Safety
Nets for the Rich
We can't keep transferring wealth to those at the top of the economic pyramid.
HOT: While this editorial
is aimed at Wall Street and their obscene salaries and bonuses, we think some of the big
homebuilders and insurance companies operating in Texas should be put in the same category.
by Bob Herbert, NY Times, 10/19/2009
http://www.nytimes.com/2009/10/20/opinion/20herbert.html?_r=1&scp=1&sq=bob%20herbert%20financial%20fix&st=cse
The headlines that ran side by side on the front page of Saturday’s New York Times
summed up, inadvertently, the terrible fix that we’ve allowed our country to fall into.
The lead headline, in the upper right-hand corner, said: “U.S. Deficit
Rises to $1.4 Trillion; Biggest Since ’45.”
The headline next to it said: “Bailout Helps Revive Banks, And
Bonuses.”
We’ve spent the last few decades shoveling money at the rich like
there was no tomorrow. We abandoned the poor, put an economic stranglehold
on the middle class and all but bankrupted the federal government while giving special interests - the banks
and megacorporations and the rest of the swells at the top of the economic pyramid - just about everything they’ve
wanted.
HOT: Add big homebuilders to the list - especially those who own their
own mortgage, title and insurance companies.
And we still don’t seem to have learned the proper lessons.
We’ve allowed so many people to fall into the terrible abyss of
unemployment that no one — not the Obama administration, not the labor unions and most certainly no one in
the Republican Party — has a clue about how to put them back to
work.
Meanwhile, Wall Street is living it up. I’m amazed at how
passive the population has remained in the face of this sustained outrage.

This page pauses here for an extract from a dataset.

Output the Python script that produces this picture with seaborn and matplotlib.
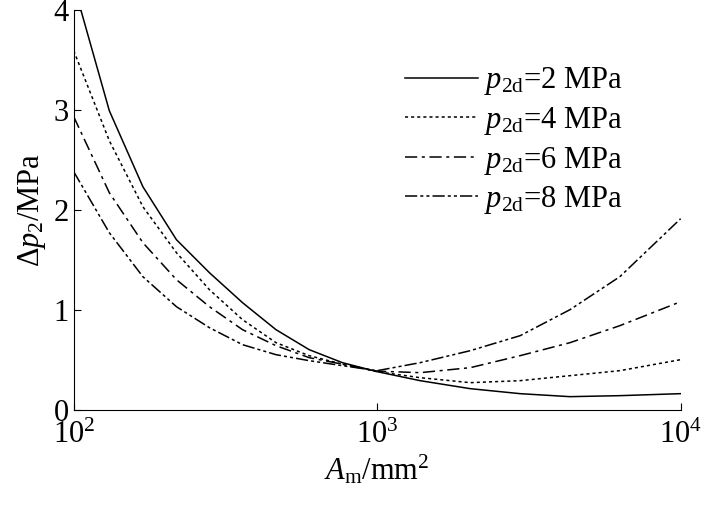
import matplotlib
matplotlib.use("Agg")
import matplotlib.pyplot as plt
import seaborn as sns
import pandas as pd

area = [100, 131, 169, 218, 280, 360, 464, 597, 768, 1000, 1385, 2026, 2958, 4318, 6303, 10000]
p2 = [4.25, 2.99, 2.23, 1.70, 1.37, 1.07, 0.80, 0.60, 0.47, 0.38, 0.29, 0.21, 0.16, 0.13, 0.14, 0.16]
p4 = [3.59, 2.69, 2.03, 1.57, 1.20, 0.90, 0.67, 0.54, 0.455, 0.38, 0.32, 0.27, 0.29, 0.34, 0.39, 0.50]
p6 = [2.93, 2.17, 1.67, 1.30, 1.03, 0.80, 0.64, 0.52, 0.455, 0.385, 0.37, 0.42, 0.54, 0.67, 0.84, 1.08]
p8 = [2.38, 1.77, 1.33, 1.03, 0.82, 0.65, 0.55, 0.49, 0.44, 0.39, 0.47, 0.59, 0.74, 1.00, 1.33, 1.91]
labels = [r"$p_{\rm 2d}$=2 MPa", r"$p_{\rm 2d}$=4 MPa", r"$p_{\rm 2d}$=6 MPa", r"$p_{\rm 2d}$=8 MPa"]
styles = ["-", (0, (2, 2)), (0, (8, 3, 2, 3)), (0, (8, 2, 2, 2, 2, 2))]

plt.rcParams["font.family"] = "Liberation Serif"
plt.rcParams["mathtext.fontset"] = "custom"
plt.rcParams["mathtext.rm"] = "Liberation Serif"
plt.rcParams["mathtext.it"] = "Liberation Serif:italic"

fig = plt.figure(figsize=(7.09, 5.14), dpi=100)
ax = fig.add_axes([0.104, 0.203, 0.856, 0.778])
for vals, lab, ls in zip([p2, p4, p6, p8], labels, styles):
    df = pd.DataFrame({"A": area, "p": vals})
    sns.lineplot(data=df, x="A", y="p", ax=ax, color="black", lw=1.1, linestyle=ls, label=lab)
ax.set_xscale("log")
ax.set_xlim(100, 10000)
ax.set_ylim(0, 4)
ax.set_yticks([0, 1, 2, 3, 4])
for s in ["top", "right"]:
    ax.spines[s].set_visible(False)
ax.tick_params(direction="in", labelsize=22, length=5)
ax.tick_params(axis="x", pad=8)
ax.tick_params(which="minor", length=0)
ax.set_xlabel(r"$A_{\rm m}$/mm$^2$", fontsize=22, labelpad=2)
ax.set_ylabel(r"$\Delta p_2$/MPa", fontsize=22, labelpad=4)
leg = ax.legend(frameon=False, fontsize=22, loc="upper right", bbox_to_anchor=(0.95, 0.93),
                handlelength=2.4, handletextpad=0.2, labelspacing=0.25)
fig.savefig("out.png", dpi=100)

Even as tens of millions of working Americans are struggling to hang
onto their jobs and keep a roof over their families’ heads, the wise guys of Wall Street are licking their fat-cat
chops over yet another round of obscene multibillion-dollar bonuses — this time thanks to the bailout billions that
were sent their way by Uncle Sam, with very little in the way of strings attached.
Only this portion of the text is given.